• [Instruction]:
Reproduce the listing below without changes, except that pictures are left out.

• [Data lines]:
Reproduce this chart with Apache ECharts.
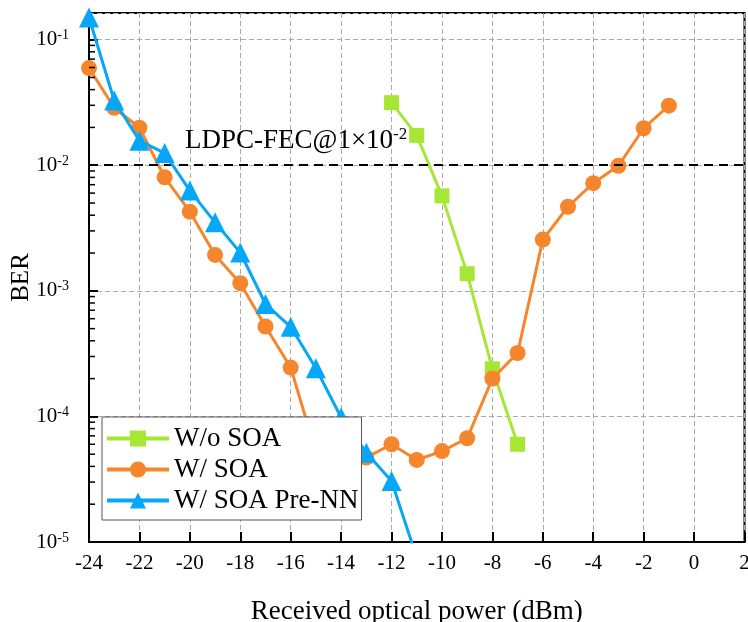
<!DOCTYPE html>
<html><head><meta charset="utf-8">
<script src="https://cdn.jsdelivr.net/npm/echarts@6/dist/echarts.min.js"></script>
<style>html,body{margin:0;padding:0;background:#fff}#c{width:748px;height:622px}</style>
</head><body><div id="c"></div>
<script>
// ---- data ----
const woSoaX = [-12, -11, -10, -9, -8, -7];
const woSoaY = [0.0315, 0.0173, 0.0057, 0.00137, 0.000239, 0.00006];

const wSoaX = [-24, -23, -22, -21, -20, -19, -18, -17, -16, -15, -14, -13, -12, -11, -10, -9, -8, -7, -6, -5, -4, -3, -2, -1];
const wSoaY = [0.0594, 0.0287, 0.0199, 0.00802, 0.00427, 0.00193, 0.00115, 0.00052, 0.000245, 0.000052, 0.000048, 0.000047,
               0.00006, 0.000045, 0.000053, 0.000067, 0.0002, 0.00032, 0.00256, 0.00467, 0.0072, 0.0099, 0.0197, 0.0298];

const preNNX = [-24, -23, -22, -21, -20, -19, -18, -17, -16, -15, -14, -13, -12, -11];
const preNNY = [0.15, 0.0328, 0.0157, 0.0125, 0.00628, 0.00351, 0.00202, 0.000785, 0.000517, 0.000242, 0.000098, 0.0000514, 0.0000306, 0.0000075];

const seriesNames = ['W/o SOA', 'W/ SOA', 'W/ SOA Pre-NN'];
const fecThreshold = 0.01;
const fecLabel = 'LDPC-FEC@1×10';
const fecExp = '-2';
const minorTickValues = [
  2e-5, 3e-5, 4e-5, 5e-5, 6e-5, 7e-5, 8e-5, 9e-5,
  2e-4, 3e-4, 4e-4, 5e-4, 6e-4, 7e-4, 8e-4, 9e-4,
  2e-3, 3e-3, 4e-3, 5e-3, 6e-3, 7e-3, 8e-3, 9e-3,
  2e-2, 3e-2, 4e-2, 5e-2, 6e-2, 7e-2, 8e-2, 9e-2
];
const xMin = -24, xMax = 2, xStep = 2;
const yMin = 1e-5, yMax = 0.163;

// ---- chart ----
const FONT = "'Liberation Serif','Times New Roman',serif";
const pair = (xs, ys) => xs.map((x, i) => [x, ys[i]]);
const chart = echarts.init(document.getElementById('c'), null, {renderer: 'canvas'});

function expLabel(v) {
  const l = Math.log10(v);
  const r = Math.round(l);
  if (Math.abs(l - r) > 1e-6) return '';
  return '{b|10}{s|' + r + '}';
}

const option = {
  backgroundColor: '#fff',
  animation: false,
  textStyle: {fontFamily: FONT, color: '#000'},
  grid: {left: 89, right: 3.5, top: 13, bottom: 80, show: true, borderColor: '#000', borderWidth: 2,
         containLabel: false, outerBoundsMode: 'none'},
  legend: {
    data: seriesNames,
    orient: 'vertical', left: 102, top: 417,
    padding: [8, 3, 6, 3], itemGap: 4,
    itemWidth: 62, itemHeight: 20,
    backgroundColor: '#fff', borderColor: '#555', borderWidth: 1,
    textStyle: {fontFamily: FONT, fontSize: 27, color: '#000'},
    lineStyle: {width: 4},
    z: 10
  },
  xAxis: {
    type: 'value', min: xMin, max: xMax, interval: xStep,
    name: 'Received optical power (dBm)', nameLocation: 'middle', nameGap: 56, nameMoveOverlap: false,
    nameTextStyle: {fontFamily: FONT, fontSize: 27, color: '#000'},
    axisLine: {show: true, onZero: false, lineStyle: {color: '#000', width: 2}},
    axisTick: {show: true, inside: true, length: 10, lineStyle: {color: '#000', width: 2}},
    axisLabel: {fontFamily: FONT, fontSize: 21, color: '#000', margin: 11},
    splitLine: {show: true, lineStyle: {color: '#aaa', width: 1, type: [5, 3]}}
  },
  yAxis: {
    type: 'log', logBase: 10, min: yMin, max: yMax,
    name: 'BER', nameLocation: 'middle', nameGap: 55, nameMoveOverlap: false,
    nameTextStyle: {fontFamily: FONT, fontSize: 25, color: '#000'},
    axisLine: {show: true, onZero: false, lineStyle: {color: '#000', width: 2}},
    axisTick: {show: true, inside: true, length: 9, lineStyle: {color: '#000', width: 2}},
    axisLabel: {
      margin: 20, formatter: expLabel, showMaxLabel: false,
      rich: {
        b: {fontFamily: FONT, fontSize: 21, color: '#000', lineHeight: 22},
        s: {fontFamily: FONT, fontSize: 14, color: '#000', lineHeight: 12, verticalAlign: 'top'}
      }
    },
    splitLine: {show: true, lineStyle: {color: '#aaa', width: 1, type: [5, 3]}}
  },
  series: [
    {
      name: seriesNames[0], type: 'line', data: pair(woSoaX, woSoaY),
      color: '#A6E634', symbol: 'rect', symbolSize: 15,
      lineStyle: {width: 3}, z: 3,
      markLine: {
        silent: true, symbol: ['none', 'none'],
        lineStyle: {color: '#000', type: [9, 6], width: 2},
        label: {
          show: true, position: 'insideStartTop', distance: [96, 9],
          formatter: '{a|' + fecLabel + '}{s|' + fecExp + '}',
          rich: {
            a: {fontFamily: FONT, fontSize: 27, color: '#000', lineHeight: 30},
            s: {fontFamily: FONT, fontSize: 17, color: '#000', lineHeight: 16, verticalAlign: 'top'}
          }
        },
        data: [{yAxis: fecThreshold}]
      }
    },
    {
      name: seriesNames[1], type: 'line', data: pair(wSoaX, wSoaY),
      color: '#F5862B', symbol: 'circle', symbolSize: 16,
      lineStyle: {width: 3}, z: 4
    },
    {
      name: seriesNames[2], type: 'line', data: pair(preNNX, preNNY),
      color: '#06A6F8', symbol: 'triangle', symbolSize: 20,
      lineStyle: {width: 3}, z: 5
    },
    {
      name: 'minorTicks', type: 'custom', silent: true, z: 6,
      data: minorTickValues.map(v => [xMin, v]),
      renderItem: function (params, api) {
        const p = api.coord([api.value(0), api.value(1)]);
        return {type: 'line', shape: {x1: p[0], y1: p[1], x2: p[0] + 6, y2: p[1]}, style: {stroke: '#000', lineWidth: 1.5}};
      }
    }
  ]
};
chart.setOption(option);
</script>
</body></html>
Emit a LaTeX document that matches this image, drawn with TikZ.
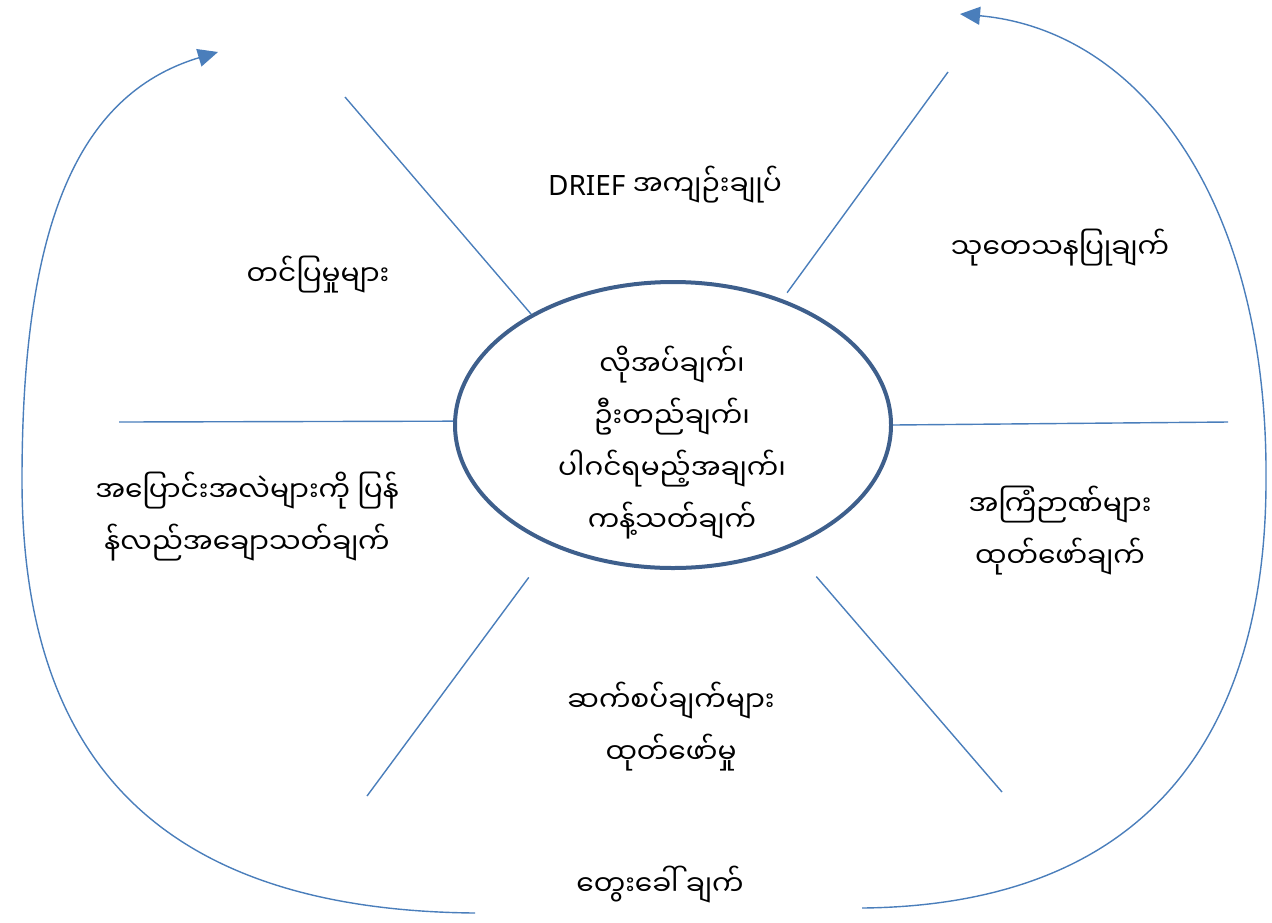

• [Solution for this exercise]:
Reproduce this chart with Apache ECharts.
<!DOCTYPE html>
<html><head><meta charset="utf-8">
<script src="https://cdn.jsdelivr.net/npm/echarts@6/dist/echarts.min.js"></script>
<style>html,body{margin:0;padding:0;background:#fff}#c{width:748px;height:622px}</style>
</head><body><div id="c"></div>
<script>
// ---- data ----
const woSoaX = [-12, -11, -10, -9, -8, -7];
const woSoaY = [0.0315, 0.0173, 0.0057, 0.00137, 0.000239, 0.00006];

const wSoaX = [-24, -23, -22, -21, -20, -19, -18, -17, -16, -15, -14, -13, -12, -11, -10, -9, -8, -7, -6, -5, -4, -3, -2, -1];
const wSoaY = [0.0594, 0.0287, 0.0199, 0.00802, 0.00427, 0.00193, 0.00115, 0.00052, 0.000245, 0.000052, 0.000048, 0.000047,
               0.00006, 0.000045, 0.000053, 0.000067, 0.0002, 0.00032, 0.00256, 0.00467, 0.0072, 0.0099, 0.0197, 0.0298];

const preNNX = [-24, -23, -22, -21, -20, -19, -18, -17, -16, -15, -14, -13, -12, -11];
const preNNY = [0.15, 0.0328, 0.0157, 0.0125, 0.00628, 0.00351, 0.00202, 0.000785, 0.000517, 0.000242, 0.000098, 0.0000514, 0.0000306, 0.0000075];

const seriesNames = ['W/o SOA', 'W/ SOA', 'W/ SOA Pre-NN'];
const fecThreshold = 0.01;
const fecLabel = 'LDPC-FEC@1×10';
const fecExp = '-2';
const minorTickValues = [
  2e-5, 3e-5, 4e-5, 5e-5, 6e-5, 7e-5, 8e-5, 9e-5,
  2e-4, 3e-4, 4e-4, 5e-4, 6e-4, 7e-4, 8e-4, 9e-4,
  2e-3, 3e-3, 4e-3, 5e-3, 6e-3, 7e-3, 8e-3, 9e-3,
  2e-2, 3e-2, 4e-2, 5e-2, 6e-2, 7e-2, 8e-2, 9e-2
];
const xMin = -24, xMax = 2, xStep = 2;
const yMin = 1e-5, yMax = 0.163;

// ---- chart ----
const FONT = "'Liberation Serif','Times New Roman',serif";
const pair = (xs, ys) => xs.map((x, i) => [x, ys[i]]);
const chart = echarts.init(document.getElementById('c'), null, {renderer: 'canvas'});

function expLabel(v) {
  const l = Math.log10(v);
  const r = Math.round(l);
  if (Math.abs(l - r) > 1e-6) return '';
  return '{b|10}{s|' + r + '}';
}

const option = {
  backgroundColor: '#fff',
  animation: false,
  textStyle: {fontFamily: FONT, color: '#000'},
  grid: {left: 89, right: 3.5, top: 13, bottom: 80, show: true, borderColor: '#000', borderWidth: 2,
         containLabel: false, outerBoundsMode: 'none'},
  legend: {
    data: seriesNames,
    orient: 'vertical', left: 102, top: 417,
    padding: [8, 3, 6, 3], itemGap: 4,
    itemWidth: 62, itemHeight: 20,
    backgroundColor: '#fff', borderColor: '#555', borderWidth: 1,
    textStyle: {fontFamily: FONT, fontSize: 27, color: '#000'},
    lineStyle: {width: 4},
    z: 10
  },
  xAxis: {
    type: 'value', min: xMin, max: xMax, interval: xStep,
    name: 'Received optical power (dBm)', nameLocation: 'middle', nameGap: 56, nameMoveOverlap: false,
    nameTextStyle: {fontFamily: FONT, fontSize: 27, color: '#000'},
    axisLine: {show: true, onZero: false, lineStyle: {color: '#000', width: 2}},
    axisTick: {show: true, inside: true, length: 10, lineStyle: {color: '#000', width: 2}},
    axisLabel: {fontFamily: FONT, fontSize: 21, color: '#000', margin: 11},
    splitLine: {show: true, lineStyle: {color: '#aaa', width: 1, type: [5, 3]}}
  },
  yAxis: {
    type: 'log', logBase: 10, min: yMin, max: yMax,
    name: 'BER', nameLocation: 'middle', nameGap: 55, nameMoveOverlap: false,
    nameTextStyle: {fontFamily: FONT, fontSize: 25, color: '#000'},
    axisLine: {show: true, onZero: false, lineStyle: {color: '#000', width: 2}},
    axisTick: {show: true, inside: true, length: 9, lineStyle: {color: '#000', width: 2}},
    axisLabel: {
      margin: 20, formatter: expLabel, showMaxLabel: false,
      rich: {
        b: {fontFamily: FONT, fontSize: 21, color: '#000', lineHeight: 22},
        s: {fontFamily: FONT, fontSize: 14, color: '#000', lineHeight: 12, verticalAlign: 'top'}
      }
    },
    splitLine: {show: true, lineStyle: {color: '#aaa', width: 1, type: [5, 3]}}
  },
  series: [
    {
      name: seriesNames[0], type: 'line', data: pair(woSoaX, woSoaY),
      color: '#A6E634', symbol: 'rect', symbolSize: 15,
      lineStyle: {width: 3}, z: 3,
      markLine: {
        silent: true, symbol: ['none', 'none'],
        lineStyle: {color: '#000', type: [9, 6], width: 2},
        label: {
          show: true, position: 'insideStartTop', distance: [96, 9],
          formatter: '{a|' + fecLabel + '}{s|' + fecExp + '}',
          rich: {
            a: {fontFamily: FONT, fontSize: 27, color: '#000', lineHeight: 30},
            s: {fontFamily: FONT, fontSize: 17, color: '#000', lineHeight: 16, verticalAlign: 'top'}
          }
        },
        data: [{yAxis: fecThreshold}]
      }
    },
    {
      name: seriesNames[1], type: 'line', data: pair(wSoaX, wSoaY),
      color: '#F5862B', symbol: 'circle', symbolSize: 16,
      lineStyle: {width: 3}, z: 4
    },
    {
      name: seriesNames[2], type: 'line', data: pair(preNNX, preNNY),
      color: '#06A6F8', symbol: 'triangle', symbolSize: 20,
      lineStyle: {width: 3}, z: 5
    },
    {
      name: 'minorTicks', type: 'custom', silent: true, z: 6,
      data: minorTickValues.map(v => [xMin, v]),
      renderItem: function (params, api) {
        const p = api.coord([api.value(0), api.value(1)]);
        return {type: 'line', shape: {x1: p[0], y1: p[1], x2: p[0] + 6, y2: p[1]}, style: {stroke: '#000', lineWidth: 1.5}};
      }
    }
  ]
};
chart.setOption(option);
</script>
</body></html>
Emit a LaTeX document that matches this image, drawn with TikZ.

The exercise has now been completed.